Near-Optimal Lower Bounds for Exact Zeroth-Order Convex Optimization

2026-07-18T00:04:07Z

The fundamental oracle limits of exact function value access remain poorly understood in zeroth-order optimization: even for canonical convex problems, the optimal joint dependence on dimension $d$ and accuracy $ε$ has remained unresolved. We resolve this question for arbitrary adaptive randomized algorithms minimizing nonsmooth $L_0$-Lipschitz convex functions over the $d$-dimensional Euclidean unit ball, where each query returns only the exact scalar value $f(\mathbf x)$ of a fixed objective. With universal $L_0>0$, let $T_ε$ denote the minimum number of queries required to return an $ε$-suboptimal point with probability at least $1/2$, uniformly over the function class. We prove that $$ T_ε\ge c\, \frac{ d\min\{d,ε^{-2}\} }{ \log\!\bigl(e\min\{d,ε^{-2}\}\bigr) }, $$ for all $d\ge d_0$ and $0<ε\leε_0$, for universal constants $c,ε_0>0$ and $d_0\in\mathbb N$. In the low-accuracy regime $ε\ge d^{-1/2}$, this matches the $O(dε^{-2})$ two-point exact value upper bound up to a logarithmic factor.

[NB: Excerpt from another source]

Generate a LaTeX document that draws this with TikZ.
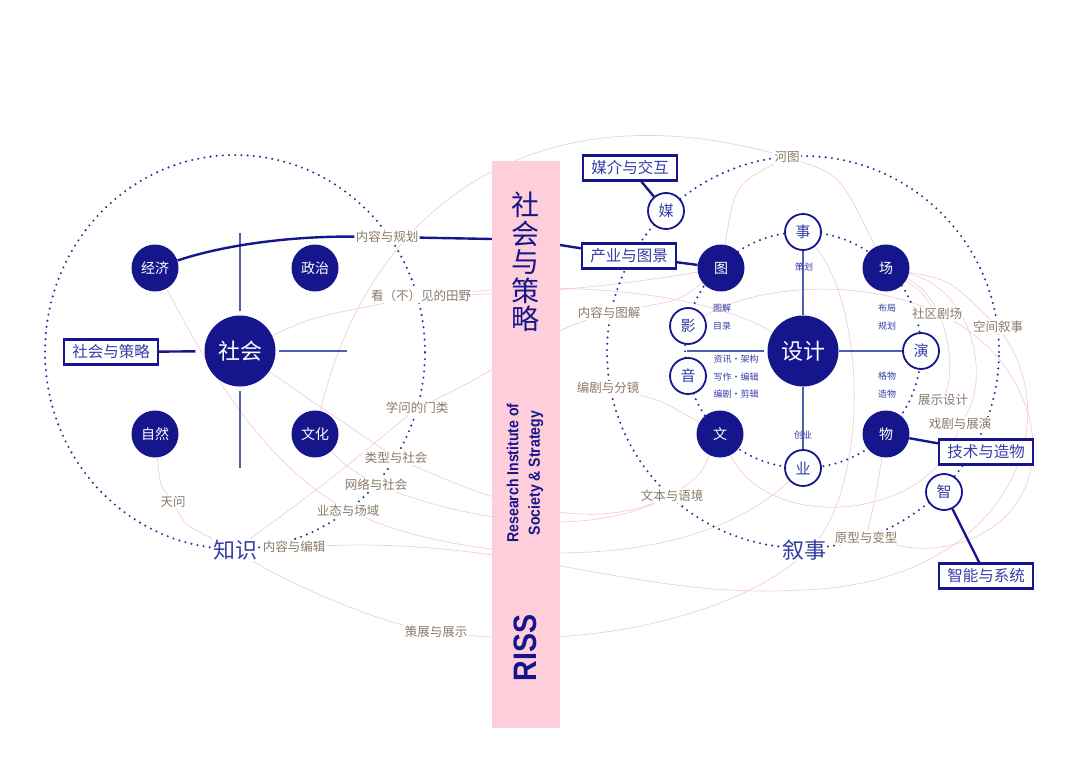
\documentclass[tikz,border=0pt]{standalone}
\usepackage{fontspec}
\newfontfamily\cjk{Noto Sans CJK SC}
\newfontfamily\rissfont[FakeStretch=0.88]{Liberation Sans}

\definecolor{navy}{RGB}{22,22,140}
\definecolor{inkblue}{RGB}{52,62,165}
\definecolor{spokeblue}{RGB}{80,95,180}
\definecolor{dotblue}{RGB}{40,50,150}
\definecolor{barpink}{RGB}{255,206,219}
\definecolor{threadpink}{RGB}{244,204,216}
\definecolor{taupe}{RGB}{138,122,106}

\pgfdeclarelayer{under}
\pgfsetlayers{under,main}

\tikzset{
  hub/.style={circle, fill=navy, text=white, inner sep=0pt, minimum size=71pt, font=\cjk\fontsize{22}{22}\selectfont},
  field/.style={circle, fill=navy, text=white, inner sep=0pt, minimum size=47pt, font=\cjk\fontsize{14}{14}\selectfont},
  ring/.style={circle, draw=navy, line width=1.8pt, fill=white, text=inkblue, inner sep=0pt, minimum size=36pt, font=\cjk\fontsize{15}{15}\selectfont},
  tag/.style={draw=navy, line width=2.2pt, fill=white, text=inkblue, inner sep=0pt, minimum width=94pt, minimum height=25pt, font=\cjk\fontsize{15.5}{15.5}\selectfont},
  theme/.style={fill=white, text=taupe, inner sep=1.2pt, font=\cjk\fontsize{12.5}{12.5}\selectfont},
  realm/.style={fill=white, text=inkblue, inner sep=1pt, font=\cjk\fontsize{22}{22}\selectfont},
  note/.style={text=inkblue, inner sep=0.5pt, font=\cjk\fontsize{9}{9}\selectfont},
  thread/.style={draw=threadpink, line width=0.7pt},
  dotring/.style={draw=dotblue, line width=2.3pt, dash pattern=on 0pt off 6.2pt, line cap=round},
  spoke/.style={draw=spokeblue, line width=1.5pt},
  heavy/.style={draw=navy, line width=2.4pt}
}

\begin{document}
\begin{tikzpicture}[x=1pt,y=-1pt]
\useasboundingbox (0,0) rectangle (1079,762);

% the bar
\node[fill=barpink, minimum width=68pt, minimum height=567pt, inner sep=0pt] (bar) at (526,444.5) {};
\node[text=navy, align=center, inner sep=0pt, font=\cjk\fontsize{28}{28.6}\selectfont] (barTitle) at (525,262) {社\\会\\与\\策\\略};
\node[rotate=90, text=navy, align=center, inner sep=0pt, font=\rissfont\bfseries\fontsize{16}{21.7}\selectfont] (barName) at (525,473) {Research Institute of\\Society \& Strategy};
\node[rotate=90, text=navy, inner sep=0pt, font=\rissfont\bfseries\fontsize{32.5}{32.5}\selectfont] (barRiss) at (525,648) {RISS};
\coordinate (barGuihua) at (492,239);
\coordinate (barChanye) at (560,245);

% society side
\node[hub] (shehui) at (240,351) {社会};
\node[field] (jingji) at (155,268) {经济};
\node[field] (zhengzhi) at (315,268) {政治};
\node[field] (ziran) at (155,434) {自然};
\node[field] (wenhua) at (315,434) {文化};
\node[tag] (boxShehui) at (111,352) {社会与策略};
\coordinate (crossN) at (240,233);
\coordinate (crossS) at (240,468);
\coordinate (crossE) at (347,351);

\node[theme] (lbGuihua) at (387,237) {内容与规划};
\node[theme] (lbTianye) at (421,296) {看（不）见的田野};
\node[theme] (lbXuewen) at (417,408) {学问的门类};
\node[theme] (lbLeixing) at (396,458) {类型与社会};
\node[theme] (lbWangluo) at (376,485) {网络与社会};
\node[theme] (lbYetai) at (348,511) {业态与场域};
\node[theme] (lbTianwen) at (173,502) {天问};
\node[theme] (lbBianji) at (294,547) {内容与编辑};
\node[theme] (lbCezhan) at (436,632) {策展与展示};
\node[realm] (zhishi) at (235,550) {知识};

% design side
\node[hub] (sheji) at (803,351) {设计};
\node[ring] (shi) at (803,232) {事};
\node[field] (chang) at (886,268) {场};
\node[ring] (yan) at (921,351) {演};
\node[field] (wu) at (886,434) {物};
\node[ring] (ye) at (803,468) {业};
\node[field] (wen) at (720,434) {文};
\node[ring] (yin) at (688,376) {音};
\node[ring] (ying) at (688,326) {影};
\node[field] (tu) at (721,268) {图};
\node[ring] (mei) at (666,211) {媒};
\node[ring] (zhi) at (944,492) {智};
\coordinate (crossW) at (687,351);

\node[tag] (boxMeijie) at (630,168) {媒介与交互};
\node[tag] (boxChanye) at (629,256) {产业与图景};
\node[tag] (boxJishu) at (986,452) {技术与造物};
\node[tag] (boxZhineng) at (986,576) {智能与系统};

\node[theme] (lbHetu) at (787,157) {河图};
\node[theme] (lbTujie) at (609,313) {内容与图解};
\node[theme] (lbFenjing) at (608,388) {编剧与分镜};
\node[theme] (lbJuchang) at (937,314) {社区剧场};
\node[theme] (lbKongjian) at (998,327) {空间叙事};
\node[theme] (lbZhanshi) at (943,400) {展示设计};
\node[theme] (lbXiju) at (960,424) {戏剧与展演};
\node[theme] (lbYujing) at (672,496) {文本与语境};
\node[theme] (lbYuanxing) at (866,538) {原型与变型};
\node[realm] (xushi) at (804,550) {叙事};

\node[note] at (804,267) {策划};
\node[note] at (887,308) {布局};
\node[note] at (887,326) {规划};
\node[note] at (887,376) {格物};
\node[note] at (887,394) {造物};
\node[note] at (803,435) {创业};
\node[note] at (722,308) {图解};
\node[note] at (722,326) {目录};
\node[note] at (736,359) {资讯·架构};
\node[note] at (736,377) {写作·编辑};
\node[note] at (736,394) {编剧·剪辑};

\begin{pgfonlayer}{under}
% pink threads
\draw[thread] (jingji) .. controls (200,350) and (250,450) .. (lbYetai);
\draw[thread] (ziran) .. controls (160,485) .. (lbTianwen);
\draw[thread] (lbTianwen) .. controls (185,525) .. (zhishi);
\draw[thread] (shehui) .. controls (310,318) .. (lbTianye);
\draw[thread] (lbTianye) .. controls (600,280) and (720,300) .. (sheji);
\draw[thread] (lbTianye) .. controls (560,292) and (640,282) .. (tu);
\draw[thread] (wenhua) .. controls (370,200) and (540,90) .. (lbHetu);
\draw[thread] (lbHetu) .. controls (840,175) .. (chang);
\draw[thread] (lbHetu) .. controls (735,185) .. (tu);
\draw[thread] (shehui) .. controls (310,400) .. (lbLeixing);
\draw[thread] (lbLeixing) .. controls (470,490) and (570,535) .. (lbYujing);
\draw[thread] (wenhua) .. controls (345,465) .. (lbWangluo);
\draw[thread] (lbWangluo) .. controls (460,515) and (570,540) .. (lbYujing);
\draw[thread] (zhishi) .. controls (330,480) .. (lbXuewen);
\draw[thread] (lbXuewen) .. controls (500,370) and (540,335) .. (lbTujie);
\draw[thread] (lbTujie) .. controls (680,300) .. (tu);
\draw[thread] (zhishi) .. controls (300,590) and (380,620) .. (lbCezhan);
\draw[thread] (lbCezhan) .. controls (620,650) and (780,600) .. (825,530) .. controls (870,450) and (860,300) .. (shi);
\draw[thread] (lbBianji) .. controls (520,538) and (640,600) .. (800,590) .. controls (1000,585) and (1070,430) .. (lbKongjian);
\draw[thread] (lbYetai) .. controls (480,565) and (690,575) .. (ye);
\draw[thread] (lbFenjing) .. controls (660,400) .. (wen);
\draw[thread] (wen) .. controls (700,475) .. (lbYujing);
\draw[thread] (wen) .. controls (770,535) and (930,520) .. (lbXiju);
\draw[thread] (chang) .. controls (920,290) .. (lbJuchang);
\draw[thread] (chang) .. controls (950,300) and (955,370) .. (lbZhanshi);
\draw[thread] (chang) .. controls (975,290) and (990,380) .. (lbXiju);
\draw[thread] (chang) .. controls (950,280) .. (lbKongjian);
\draw[thread] (wu) .. controls (875,500) .. (lbYuanxing);
\draw[thread] (ying) .. controls (780,270) and (990,270) .. (1030,420) .. controls (1050,520) and (960,560) .. (lbYuanxing);

% dotted rings
\draw[dotring] (235,352) ellipse [x radius=190pt, y radius=197pt];
\draw[dotring] (803,352) circle [radius=196pt];
\draw[dotring] (803,350) circle [radius=118pt];

% spokes
\draw[spoke, shorten <=4pt] (shehui) -- (crossN);
\draw[spoke, shorten <=4pt] (shehui) -- (crossS);
\draw[spoke, shorten <=3pt] (shehui) -- (crossE);
\draw[spoke] (sheji) -- (shi);
\draw[spoke] (sheji) -- (ye);
\draw[spoke] (sheji) -- (yan);
\draw[spoke, shorten <=3pt] (sheji) -- (crossW);

% connectors
\draw[heavy, shorten >=9pt] (boxShehui) -- (shehui);
\draw[heavy] (jingji) .. controls (230,243) and (300,236) .. (lbGuihua);
\draw[heavy] (lbGuihua) -- (barGuihua);
\draw[heavy] (barChanye) -- (boxChanye);
\draw[heavy] (boxChanye) -- (tu);
\draw[heavy] (boxMeijie) -- (mei);
\draw[heavy] (wu) -- (boxJishu);
\draw[heavy] (zhi) -- (boxZhineng);
\end{pgfonlayer}
\end{tikzpicture}
\end{document}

In the high-accuracy regime $ε\le d^{-1/2}$, the lower bound saturates at $Ω(d^2/\log(ed))$, independently of $ε$, matching the $\widetilde O(d^2)$ evaluation oracle upper bound up to polylogarithmic factors. The proof uses a random support function hard family and develops a posterior mean energy method for adaptive exact max observations, in place of first-order zero chain constructions and noise based transcript inequalities.